A significant proportion of Australians are potentially missing out on tens of thousands of dollars in retirement savings by remaining with underperforming superannuation funds. New findings reveal that more than 30% of people have never switched funds since entering the workforce, despite available tools to compare performance and fees.
The study has reignited calls for Australians to take greater control of their superannuation, with experts warning that passive financial behaviour may result in reduced returns and unnecessary fees over time.
Millions Sticking With Default Superannuation Funds From First Jobs
According to recent data from Finder, 32% of Australians are still using the default superannuation fund assigned by their first employer. A further 26% are with the default fund of their current employer. Only 41% have actively chosen their current fund.
Although default funds are legally required to meet minimum performance standards, the disparity between the top and bottom performers remains considerable. Yahoo Finance reports that a comparison of 54 super funds showed 10-year net returns ranging from 5.55% to 7.66% per annum, with associated annual fees varying from $671 to $1,121. Over time, these differences can significantly affect retirement balances.
Finder calculated that increasing the average return on a $100,000 super balance from 6% to 7% could grow the fund by $186,876 over 30 years—without any additional contributions. The organisation dubbed this lost growth the “lazy tax”, highlighting the cost of inaction.
“Review your super fund performance regularly. Put very simply, performance should be high, and fees should be low,” said Pascale Helyar-Moray, Finder’s superannuation literacy expert.

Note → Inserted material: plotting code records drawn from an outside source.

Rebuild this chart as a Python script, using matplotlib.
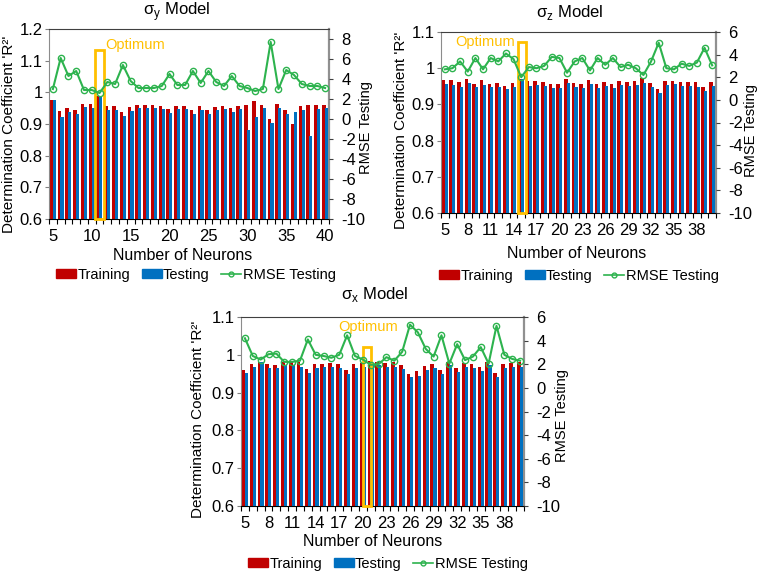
import numpy as np
import matplotlib
matplotlib.use("Agg")
import matplotlib.pyplot as plt
from matplotlib.patches import Rectangle, Patch
from matplotlib.lines import Line2D

plt.rcParams['font.family'] = ['Liberation Sans', 'DejaVu Sans']
plt.rcParams['mathtext.fontset'] = 'custom'
plt.rcParams['mathtext.rm'] = 'Liberation Sans'

neurons = list(range(5, 41))

# sigma_y model
sy_train = [0.975, 0.942, 0.950, 0.944, 0.963, 0.963, 0.987, 0.956, 0.956, 0.939,
            0.954, 0.961, 0.961, 0.961, 0.958, 0.947, 0.958, 0.958, 0.944, 0.956,
            0.945, 0.955, 0.958, 0.949, 0.958, 0.961, 0.974, 0.961, 0.916, 0.963,
            0.943, 0.901, 0.956, 0.959, 0.959, 0.961]
sy_test = [0.975, 0.921, 0.937, 0.933, 0.953, 0.950, 0.987, 0.945, 0.945, 0.926,
           0.942, 0.949, 0.949, 0.949, 0.948, 0.936, 0.947, 0.947, 0.933, 0.945,
           0.933, 0.943, 0.947, 0.938, 0.947, 0.881, 0.922, 0.950, 0.903, 0.952,
           0.932, 0.938, 0.945, 0.863, 0.948, 0.950]
sy_rmse = [3.0, 6.1, 4.3, 4.8, 2.9, 2.9, 2.6, 3.7, 3.5, 5.4,
           3.8, 3.1, 3.1, 3.1, 3.3, 4.5, 3.4, 3.4, 4.8, 3.6,
           4.8, 3.7, 3.3, 4.3, 3.3, 3.1, 2.8, 3.0, 7.7, 3.0,
           4.9, 4.4, 3.5, 3.3, 3.3, 3.1]
sy_opt = 11

# sigma_z model
sz_train = [0.967, 0.967, 0.961, 0.970, 0.957, 0.967, 0.957, 0.960, 0.952, 0.958,
            0.971, 0.965, 0.966, 0.963, 0.956, 0.956, 0.970, 0.960, 0.957, 0.968,
            0.957, 0.961, 0.957, 0.964, 0.961, 0.965, 0.972, 0.958, 0.942, 0.965,
            0.966, 0.962, 0.963, 0.961, 0.947, 0.963]
sz_test = [0.956, 0.954, 0.949, 0.958, 0.947, 0.954, 0.947, 0.948, 0.942, 0.947,
           0.971, 0.952, 0.954, 0.952, 0.945, 0.945, 0.959, 0.948, 0.945, 0.956,
           0.946, 0.950, 0.946, 0.953, 0.950, 0.953, 0.960, 0.948, 0.931, 0.953,
           0.955, 0.950, 0.952, 0.949, 0.936, 0.951]
sz_rmse = [2.7, 2.8, 3.4, 2.5, 3.7, 2.7, 3.7, 3.4, 4.1, 3.6,
           2.0, 2.9, 2.8, 3.0, 3.8, 3.7, 2.4, 3.4, 3.7, 2.6,
           3.7, 3.1, 3.7, 2.9, 3.1, 2.8, 2.2, 3.4, 5.05, 2.8,
           2.7, 3.2, 3.0, 3.3, 4.6, 3.05]
sz_opt = 15

# sigma_x model
sx_train = [0.961, 0.976, 0.982, 0.975, 0.974, 0.982, 0.980, 0.981, 0.963, 0.975,
            0.976, 0.978, 0.975, 0.960, 0.976, 0.979, 0.984, 0.982, 0.977, 0.981,
            0.974, 0.949, 0.957, 0.971, 0.976, 0.959, 0.981, 0.966, 0.979, 0.976,
            0.968, 0.982, 0.951, 0.975, 0.979, 0.981]
sx_test = [0.951, 0.967, 0.980, 0.964, 0.964, 0.972, 0.972, 0.968, 0.952, 0.964,
           0.967, 0.967, 0.965, 0.948, 0.966, 0.967, 0.976, 0.972, 0.967, 0.969,
           0.962, 0.940, 0.945, 0.960, 0.965, 0.948, 0.972, 0.955, 0.968, 0.966,
           0.958, 0.972, 0.940, 0.964, 0.968, 0.968]
sx_rmse = [4.2, 2.7, 2.4, 2.85, 2.9, 2.2, 2.2, 2.3, 4.1, 2.8,
           2.7, 2.55, 2.8, 4.45, 2.7, 2.4, 1.95, 2.0, 2.6, 2.3,
           3.05, 5.35, 4.7, 3.3, 2.65, 4.45, 2.05, 3.7, 2.35, 2.65,
           3.45, 2.05, 5.25, 2.8, 2.45, 2.3]
sx_opt = 21

RED = '#C00000'
BLUE = '#0070C0'
GREEN = '#2DB34E'
ORANGE = '#FFC000'
TICK_FS = 12

W, H = 759, 573
fig = plt.figure(figsize=(W / 100, H / 100), dpi=100)


def rect(l, r, t, b):
    return [l / W, 1 - b / H, (r - l) / W, (b - t) / H]


def panel(box, train, test, rmse, yl, yticks, r_lim, r_ticks, xt, opt, box_off, box_w, box_top,
          opt_txt_xy, opt_ha):
    ax = fig.add_axes(rect(*box))
    x = np.array(neurons)
    ax.bar(x - 0.17, np.array(train) - yl[0], 0.46, bottom=yl[0], color=RED, zorder=2)
    ax.bar(x + 0.17, np.array(test) - yl[0], 0.40, bottom=yl[0], color=BLUE, zorder=3)
    ax.set_xlim(4.5, 40.5)
    ax.set_ylim(*yl)
    ax.set_yticks(yticks)
    ax.set_yticklabels([('%g' % v) for v in yticks])
    ax.set_xticks(xt)
    ax.set_xticklabels([str(v) for v in xt])
    ax.set_xticks(np.arange(4.5, 41, 1.0), minor=True)
    ax.tick_params(axis='x', which='major', length=0, pad=7, labelsize=TICK_FS)
    ax.tick_params(axis='x', which='minor', length=3.5, width=0.8, color='#000000')
    ax.tick_params(axis='y', length=3, width=0.8, pad=1.5, labelsize=TICK_FS, color='#808080')
    ax.spines['left'].set_color('#8c8c8c')
    ax.spines['top'].set_color('#404040')
    ax.spines['bottom'].set_color('#000000')
    ax.spines['right'].set_color('#909090')
    ax.spines['right'].set_linewidth(1.6)
    ax.add_patch(Rectangle((opt + box_off - box_w / 2, yl[0]), box_w, box_top - yl[0],
                           fill=False, edgecolor=ORANGE, linewidth=2, zorder=6, clip_on=False))
    ax.text(opt_txt_xy[0], opt_txt_xy[1], 'Optimum', color=ORANGE, fontsize=10.5,
            ha=opt_ha, va='center', zorder=7)
    ax2 = ax.twinx()
    ax2.plot(x, rmse, color=GREEN, lw=1.5, marker='o', ms=4.5, mfc='none', mec=GREEN,
             mew=1.0, zorder=5)
    ax2.set_ylim(*r_lim)
    ax2.set_yticks(r_ticks)
    ax2.set_yticklabels([str(v) for v in r_ticks])
    ax2.tick_params(axis='y', length=3, width=0.8, pad=6, labelsize=TICK_FS, color='#404040')
    for s in ax2.spines.values():
        s.set_visible(False)
    return ax, ax2


# panel 1 : sigma_y
panel((49, 329, 29, 219), sy_train, sy_test, sy_rmse, (0.6, 1.2),
      [0.6, 0.7, 0.8, 0.9, 1.0, 1.1, 1.2], (-10, 9), list(range(-10, 9, 2)),
      list(range(5, 41, 5)), sy_opt, -0.06, 1.15, 1.135, (sy_opt + 0.75, 1.15), 'left')
# panel 2 : sigma_z
panel((441, 716, 32, 213), sz_train, sz_test, sz_rmse, (0.6, 1.1),
      [0.6, 0.7, 0.8, 0.9, 1.0, 1.1], (-10, 6), list(range(-10, 7, 2)),
      list(range(5, 41, 3)), sz_opt, 0.1, 1.0, 1.071, (sz_opt - 0.85, 1.073), 'right')
# panel 3 : sigma_x
panel((241, 524, 317, 506), sx_train, sx_test, sx_rmse, (0.6, 1.1),
      [0.6, 0.7, 0.8, 0.9, 1.0, 1.1], (-10, 6), list(range(-10, 7, 2)),
      list(range(5, 41, 3)), sx_opt, -0.44, 1.04, 1.02, (sx_opt - 0.3, 1.073), 'center')


def ftext(xp, yp, s, **kw):
    fig.text(xp / W, 1 - yp / H, s, ha='center', va='center', **kw)


titles = [(177, 12, 'σ$_\\mathregular{y}$ Model'), (570, 12, 'σ$_\\mathregular{z}$ Model'),
          (375, 295, 'σ$_\\mathregular{x}$ Model')]
for tx, ty, s in titles:
    ftext(tx, ty, s, fontsize=12)

ylab = "Determination Coefficient 'R²'"
for tx, ty in [(9, 134), (401, 130), (198, 419)]:
    ftext(tx, ty, ylab, fontsize=11, rotation=90)
for tx, ty in [(366, 127), (751, 130), (562, 415)]:
    ftext(tx, ty, 'RMSE Testing', fontsize=10.5, rotation=90)
for tx, ty in [(183, 255), (577, 254), (373, 542)]:
    ftext(tx, ty, 'Number of Neurons', fontsize=11.5)

handles = [Patch(color=RED), Patch(color=BLUE),
           Line2D([], [], color=GREEN, lw=1.2, marker='o', ms=3.5, mfc='none', mec=GREEN)]
labels = ['Training', 'Testing', 'RMSE Testing']
for cx, cy in [(196, 275), (579, 276), (388, 564)]:
    fig.legend(handles, labels, loc='center', bbox_to_anchor=(cx / W, 1 - cy / H), ncol=3,
               frameon=False, fontsize=10.5, handlelength=1.35, handleheight=0.6,
               handletextpad=0.1, columnspacing=0.8, borderpad=0, borderaxespad=0)

fig.savefig('out.png', dpi=100)
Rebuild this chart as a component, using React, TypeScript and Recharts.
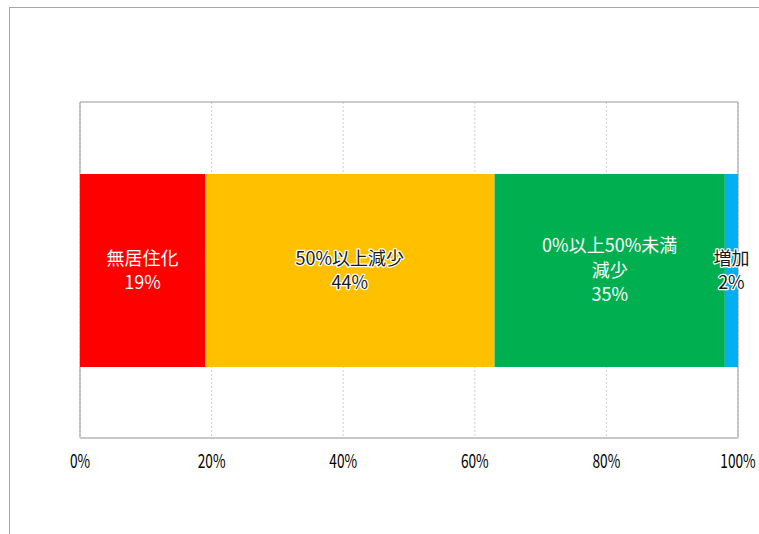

Lack of Engagement Spreads Beyond Super to Other Recurring Costs
The issue of passive financial management is not limited to retirement savings. A separate Finder report showed Australians spent an estimated $4.5 billion extra in 2023 by failing to switch providers for essential services such as electricity, internet and mobile phones.
Dubbed the “loyalty tax”, this overspending equated to around $331 per person. Some energy providers, for instance, are offering up to $150 in credit or thousands of Qantas points to attract new customers, according to Finder’s tech and utilities expert, Mariam Gabaji.
In addition, data from Westpac revealed that 30% of Australians lose up to $600 annually due to forgotten or duplicate subscriptions. Common reasons included missing cancellation deadlines after free trials (38%), forgetting about active subscriptions (32%), and difficulty cancelling them (31%). These trends reflect a broader need for Australians to be more proactive with recurring financial decisions, particularly those that compound over time.